U.S. spokesman Maj. Gen. David Perkins told reporters Monday that U.S. officials were contacting senior Sunni leaders to "reassure the Sunni community" that both the American and Iraqi governments have "every intent to live up to the promises" made to the Sunni groups.
He said the Awakening Council leader, Adel al-Mashhadani, was arrested under a legal warrant alleging he was involved in extortion, planting roadside bombs, robbery and other crimes. He said most people in Fadhil were glad to see him in custody.
"During his arrest, some of his closest supporters went out and made calls for neighborhood people ... to take up arms and engage Iraqi security forces ... and resist by the hundreds," Perkins said. "That did not happen.

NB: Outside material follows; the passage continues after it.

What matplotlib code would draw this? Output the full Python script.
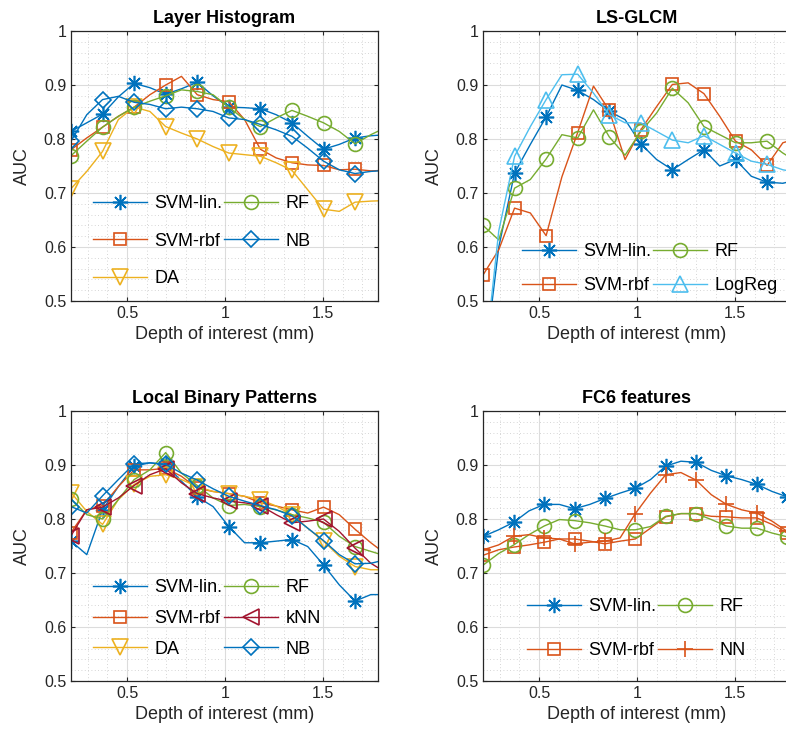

So even though there was a call to arms by some of his closest supporters, the people did not respond to it."
But some Awakening Council leaders said al-Mashhadani's arrest appeared part of a campaign of harassment by the Shiite government, which never fully trusted the paramilitaries because they include many former insurgents.
"I wonder why these accusations against Adel Al-Mashhadani were raised at this time when they depended on him before," said Sabbar al-Mashhadani, leader of a north Baghdad Awakening group and no relation to the commander in Fadhil.
"I think there are other motives by the same sides that put up obstacles" against the councils, he said — a veiled reference to Shiite religious parties that have never fully trusted the Sunni groups.
The leader of the Sunni councils in Diyala, Nazar al-Daghestani, demanded the government release al-Mashhadani and pull troops out of Fadhil — or else, he said, his followers would stop manning checkpoints and assisting U.S. and Iraqi forces with security patrols.
That would force the government to send more police and soldiers to Diyala, where Sunni and Shiite militants still operate. Two people were killed and seven wounded Monday by a bomb in the Diyala provincial capital of Baqouba, police said.
The U.S. military had been paying the Awakening Councils until last October, when responsibility was transferred to the Iraqi government. Many council members complain of delays in pay, which U.S. and Iraqi officials blame on red tape.